__Task to carry out__.
Write out every line exactly, from the start of the records below to the line with "import * as", and stop there. Don't write out the pictures.

Figure scripts:
================
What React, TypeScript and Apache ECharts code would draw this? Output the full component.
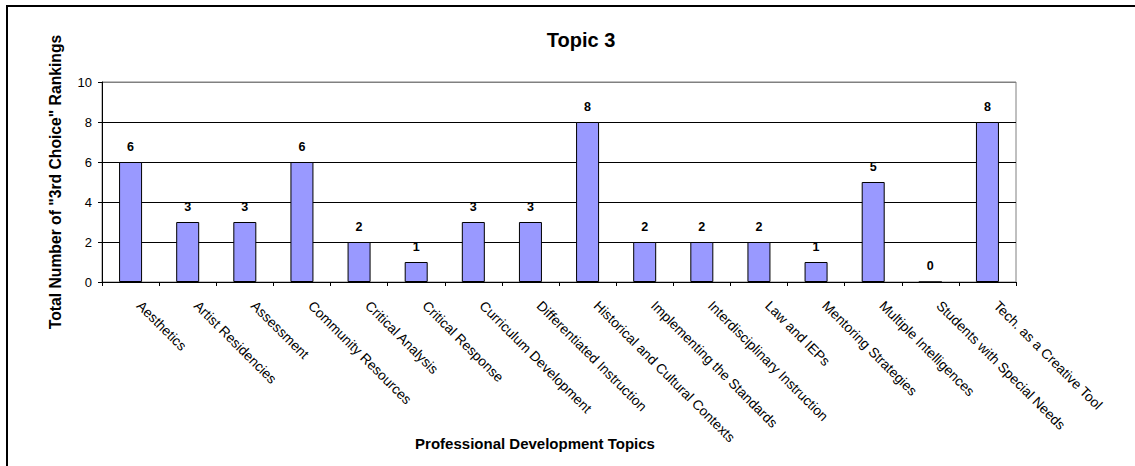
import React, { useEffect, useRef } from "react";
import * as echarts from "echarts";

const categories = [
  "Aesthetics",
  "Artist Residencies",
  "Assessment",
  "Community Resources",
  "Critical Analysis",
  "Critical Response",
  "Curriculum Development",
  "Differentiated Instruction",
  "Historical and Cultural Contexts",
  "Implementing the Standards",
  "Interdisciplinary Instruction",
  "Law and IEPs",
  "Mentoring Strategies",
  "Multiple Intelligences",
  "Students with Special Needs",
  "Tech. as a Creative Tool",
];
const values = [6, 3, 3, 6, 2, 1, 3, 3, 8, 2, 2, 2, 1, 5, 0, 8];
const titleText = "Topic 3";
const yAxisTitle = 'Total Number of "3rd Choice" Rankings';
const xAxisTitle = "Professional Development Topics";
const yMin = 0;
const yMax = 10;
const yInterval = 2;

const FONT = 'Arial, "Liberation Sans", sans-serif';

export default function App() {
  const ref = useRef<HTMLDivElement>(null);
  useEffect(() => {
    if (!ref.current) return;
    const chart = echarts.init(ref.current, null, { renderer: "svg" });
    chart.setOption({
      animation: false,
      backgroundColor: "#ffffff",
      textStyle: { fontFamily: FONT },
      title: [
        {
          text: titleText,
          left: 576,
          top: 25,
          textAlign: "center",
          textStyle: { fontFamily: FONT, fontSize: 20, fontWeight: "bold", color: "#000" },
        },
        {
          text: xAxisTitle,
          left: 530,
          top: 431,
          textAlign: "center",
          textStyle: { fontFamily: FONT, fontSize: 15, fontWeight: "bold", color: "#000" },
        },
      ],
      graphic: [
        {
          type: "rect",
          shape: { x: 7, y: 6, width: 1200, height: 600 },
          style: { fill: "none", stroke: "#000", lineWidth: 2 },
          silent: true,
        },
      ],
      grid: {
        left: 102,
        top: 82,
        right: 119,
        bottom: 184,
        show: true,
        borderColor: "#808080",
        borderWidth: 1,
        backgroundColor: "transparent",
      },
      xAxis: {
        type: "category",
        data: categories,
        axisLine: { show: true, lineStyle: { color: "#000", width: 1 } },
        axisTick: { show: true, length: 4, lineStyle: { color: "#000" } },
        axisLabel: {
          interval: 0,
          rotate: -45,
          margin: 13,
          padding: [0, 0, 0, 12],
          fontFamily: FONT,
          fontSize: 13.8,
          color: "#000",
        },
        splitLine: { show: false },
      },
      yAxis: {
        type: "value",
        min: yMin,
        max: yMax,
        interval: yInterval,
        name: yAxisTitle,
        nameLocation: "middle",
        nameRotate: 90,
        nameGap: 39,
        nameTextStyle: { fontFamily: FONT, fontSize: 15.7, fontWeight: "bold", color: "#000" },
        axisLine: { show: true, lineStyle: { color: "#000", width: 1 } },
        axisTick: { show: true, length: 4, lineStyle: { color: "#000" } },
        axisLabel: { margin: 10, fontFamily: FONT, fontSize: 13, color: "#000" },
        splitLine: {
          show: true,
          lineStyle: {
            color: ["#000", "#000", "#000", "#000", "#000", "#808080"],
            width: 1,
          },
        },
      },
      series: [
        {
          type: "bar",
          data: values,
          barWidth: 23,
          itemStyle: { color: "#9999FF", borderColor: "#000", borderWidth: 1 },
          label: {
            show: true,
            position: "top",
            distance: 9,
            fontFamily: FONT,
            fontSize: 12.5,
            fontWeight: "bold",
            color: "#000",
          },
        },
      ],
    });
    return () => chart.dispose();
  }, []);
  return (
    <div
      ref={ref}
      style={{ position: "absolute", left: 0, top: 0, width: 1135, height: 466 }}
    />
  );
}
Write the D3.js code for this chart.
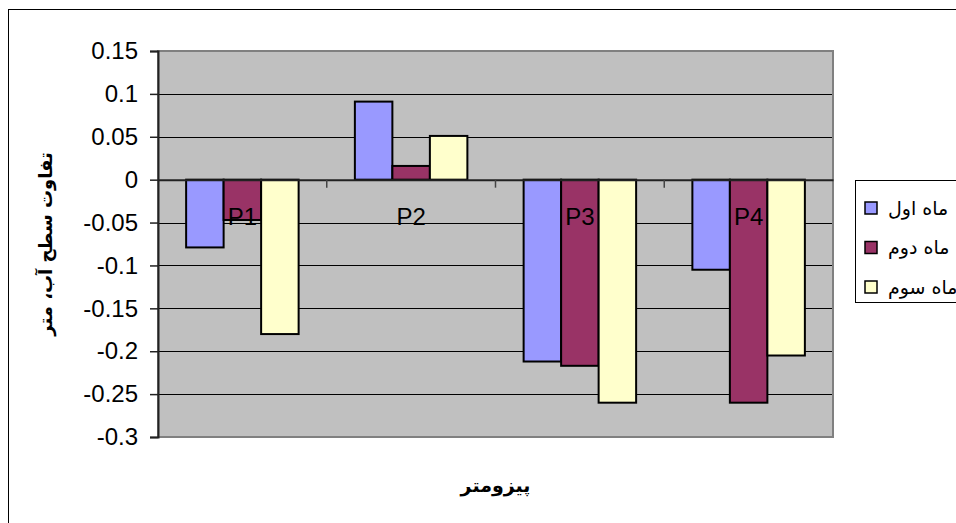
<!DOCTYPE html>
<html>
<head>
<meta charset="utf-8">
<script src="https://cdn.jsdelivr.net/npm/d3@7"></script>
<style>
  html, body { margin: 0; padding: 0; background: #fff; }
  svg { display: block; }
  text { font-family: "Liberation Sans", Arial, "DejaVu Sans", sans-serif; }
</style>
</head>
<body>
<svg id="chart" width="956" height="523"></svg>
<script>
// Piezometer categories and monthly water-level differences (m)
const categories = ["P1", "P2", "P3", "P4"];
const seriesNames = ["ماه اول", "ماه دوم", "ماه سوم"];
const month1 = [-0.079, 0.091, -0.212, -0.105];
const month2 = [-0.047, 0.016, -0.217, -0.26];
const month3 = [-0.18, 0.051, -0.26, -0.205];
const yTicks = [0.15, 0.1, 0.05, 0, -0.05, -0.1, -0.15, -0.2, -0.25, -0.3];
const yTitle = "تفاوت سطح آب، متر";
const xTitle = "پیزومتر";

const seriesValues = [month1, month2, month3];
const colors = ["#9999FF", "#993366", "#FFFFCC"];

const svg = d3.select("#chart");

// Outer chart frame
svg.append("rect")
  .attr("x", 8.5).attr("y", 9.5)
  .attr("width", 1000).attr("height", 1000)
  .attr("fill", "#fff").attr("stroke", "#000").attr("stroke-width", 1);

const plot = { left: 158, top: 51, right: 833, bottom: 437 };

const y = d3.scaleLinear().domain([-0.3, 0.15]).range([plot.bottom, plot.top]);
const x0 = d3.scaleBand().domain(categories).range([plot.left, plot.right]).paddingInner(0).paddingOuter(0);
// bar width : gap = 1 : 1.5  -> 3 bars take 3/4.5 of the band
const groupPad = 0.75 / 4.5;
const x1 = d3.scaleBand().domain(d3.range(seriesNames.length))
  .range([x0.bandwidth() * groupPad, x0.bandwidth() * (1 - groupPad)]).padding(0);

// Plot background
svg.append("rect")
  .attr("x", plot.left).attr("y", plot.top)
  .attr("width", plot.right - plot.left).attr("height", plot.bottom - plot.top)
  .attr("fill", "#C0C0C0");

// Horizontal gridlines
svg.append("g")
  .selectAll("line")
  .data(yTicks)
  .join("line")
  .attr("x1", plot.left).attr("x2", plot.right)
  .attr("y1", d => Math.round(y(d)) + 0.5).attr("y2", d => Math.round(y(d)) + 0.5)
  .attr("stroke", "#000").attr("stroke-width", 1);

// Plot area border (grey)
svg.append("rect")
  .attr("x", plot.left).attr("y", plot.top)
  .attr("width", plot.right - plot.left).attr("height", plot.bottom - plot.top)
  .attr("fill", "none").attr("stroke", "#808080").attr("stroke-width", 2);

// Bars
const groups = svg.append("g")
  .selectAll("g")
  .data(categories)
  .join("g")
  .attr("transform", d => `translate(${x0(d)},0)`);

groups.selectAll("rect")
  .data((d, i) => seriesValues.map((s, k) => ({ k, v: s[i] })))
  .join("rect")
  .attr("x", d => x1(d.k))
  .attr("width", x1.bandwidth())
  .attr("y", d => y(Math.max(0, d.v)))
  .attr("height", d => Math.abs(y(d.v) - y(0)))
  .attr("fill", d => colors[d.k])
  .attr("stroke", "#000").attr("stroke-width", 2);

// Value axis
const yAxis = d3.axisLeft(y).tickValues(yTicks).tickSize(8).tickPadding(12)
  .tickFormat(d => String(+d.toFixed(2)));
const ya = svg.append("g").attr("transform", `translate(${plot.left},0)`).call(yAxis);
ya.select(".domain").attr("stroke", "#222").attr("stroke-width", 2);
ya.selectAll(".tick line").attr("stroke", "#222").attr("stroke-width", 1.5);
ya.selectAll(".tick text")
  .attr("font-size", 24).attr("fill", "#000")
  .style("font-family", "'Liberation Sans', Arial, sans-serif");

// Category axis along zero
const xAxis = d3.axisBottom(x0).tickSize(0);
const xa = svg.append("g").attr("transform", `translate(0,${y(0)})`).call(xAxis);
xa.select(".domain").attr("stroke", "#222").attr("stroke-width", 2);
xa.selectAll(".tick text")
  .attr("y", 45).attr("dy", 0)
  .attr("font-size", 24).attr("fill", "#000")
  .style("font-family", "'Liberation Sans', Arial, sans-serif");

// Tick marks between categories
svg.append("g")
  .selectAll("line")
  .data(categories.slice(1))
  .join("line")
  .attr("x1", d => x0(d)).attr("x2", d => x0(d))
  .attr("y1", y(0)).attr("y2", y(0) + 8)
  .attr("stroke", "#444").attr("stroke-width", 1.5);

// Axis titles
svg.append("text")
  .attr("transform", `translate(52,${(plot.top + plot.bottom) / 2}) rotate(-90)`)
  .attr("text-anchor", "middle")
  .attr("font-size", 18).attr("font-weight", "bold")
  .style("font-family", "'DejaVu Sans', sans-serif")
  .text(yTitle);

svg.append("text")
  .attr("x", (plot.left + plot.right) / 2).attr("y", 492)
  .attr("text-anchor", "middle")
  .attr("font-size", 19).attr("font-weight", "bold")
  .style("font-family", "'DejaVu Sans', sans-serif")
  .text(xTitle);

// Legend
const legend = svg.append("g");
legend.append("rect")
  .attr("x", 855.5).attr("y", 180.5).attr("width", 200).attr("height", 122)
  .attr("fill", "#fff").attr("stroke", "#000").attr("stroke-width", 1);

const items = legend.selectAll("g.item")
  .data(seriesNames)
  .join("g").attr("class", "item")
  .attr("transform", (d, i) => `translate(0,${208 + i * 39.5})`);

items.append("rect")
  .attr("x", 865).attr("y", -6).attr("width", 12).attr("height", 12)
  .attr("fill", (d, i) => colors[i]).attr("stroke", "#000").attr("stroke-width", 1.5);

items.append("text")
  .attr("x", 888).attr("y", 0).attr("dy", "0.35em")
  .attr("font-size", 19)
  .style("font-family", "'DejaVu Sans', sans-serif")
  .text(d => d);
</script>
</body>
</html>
================
__Exercise answer__.
What React, TypeScript and Apache ECharts code would draw this? Output the full component.
import React, { useEffect, useRef } from "react";
import * as echarts from "echarts";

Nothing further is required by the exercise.